A Chancery Court decision offers a glimpse into long-running family squabbles and financial struggles at a leading beer distributorship in Delaware.
“Few activities imperil familial harmony more than the transfer of generational wealth, as this intra-family dispute over trust instruments illustrates,” Vice-Chancellor Kathaleen McCormick wrote in a 62-page decision.
Defendant Robert F. (Bob) Tigani, Sr. was accused by the plaintiff’s (sons Robert, Jr., Christopher, and grandchildren) of breaching his fiduciary obligations as trustee of the “1986 Trust.”
The 1986 Trust holds stock in N.K.S. Distributors, a Delaware wholesaler of Anheuser-Busch InBev, Corona and other brands.

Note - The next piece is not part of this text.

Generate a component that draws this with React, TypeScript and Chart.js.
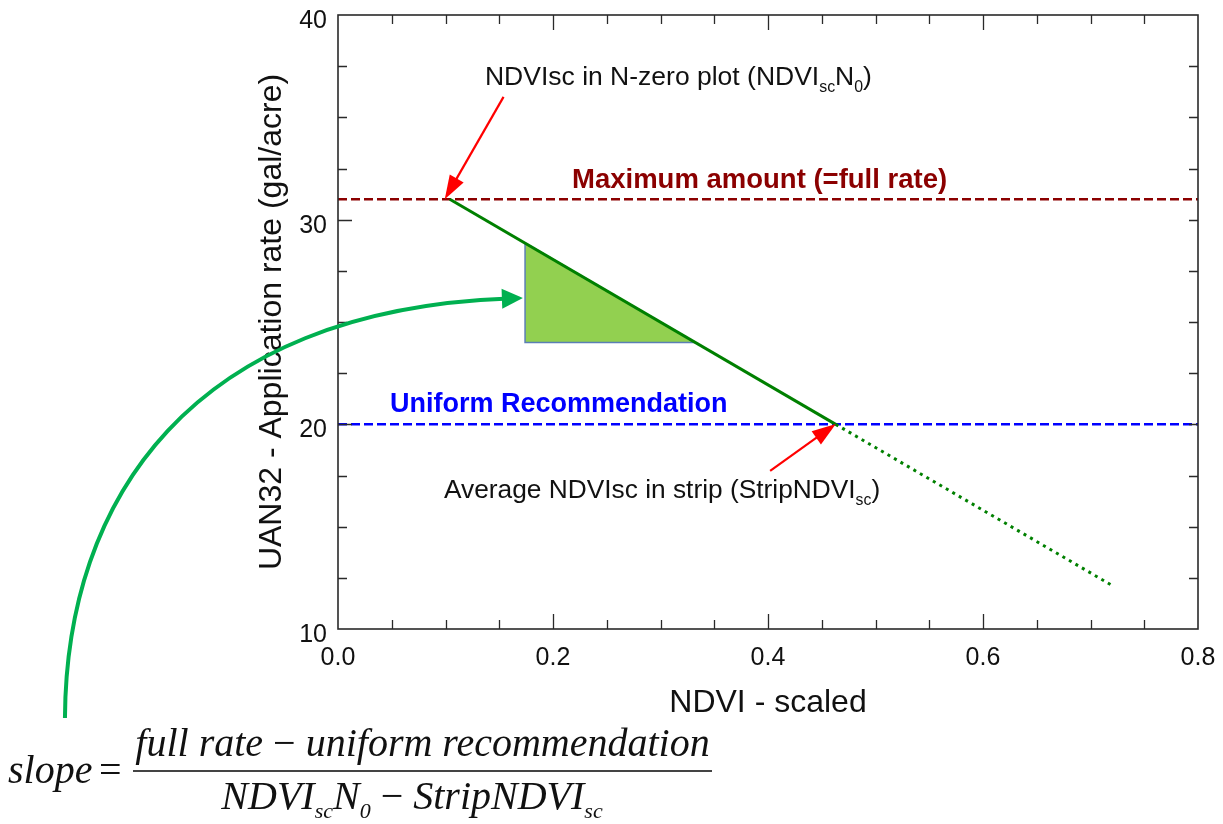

McCormick ruled that defendant Robert Tigani Sr. did not violate his fiduciary duties but did agree that money from the trust used to purchase an airplane and a Florida condominium should be returned.
A major issue was a 2012 transaction, with N.K.S. issuing stock in return for getting $2.5 million. McCormick rejected the argument that the transaction was “self-dealing,” adding that it was necessary because the “company was in dire straits” and needed the infusion as part of a refinancing.
The decision mentioned the struggles of the company under one of the plaintiffs, Christopher Tigani. Chris Tigani served as president of N.K.S. but was later removed from the post.
Robert Tigani, according to the ruling, used his personal resources in efforts to keep the distributorship afloat and retain the lucrative Anheuser-Busch franchise.
Chris Tigani was later sentenced to serve two years in federal prison for campaign finance violations. Last summer, he was the subject of a story on the Politico website on the FBI placing a “wire” on Tigani in investigating practices of an earlier campaign of now-President Joe Biden.
N.K.S. has been operated and majority-owned by the Tigani family since the early ’50s.
The company was later split in two, with the wine and spirits side becoming a separate entity under another family member.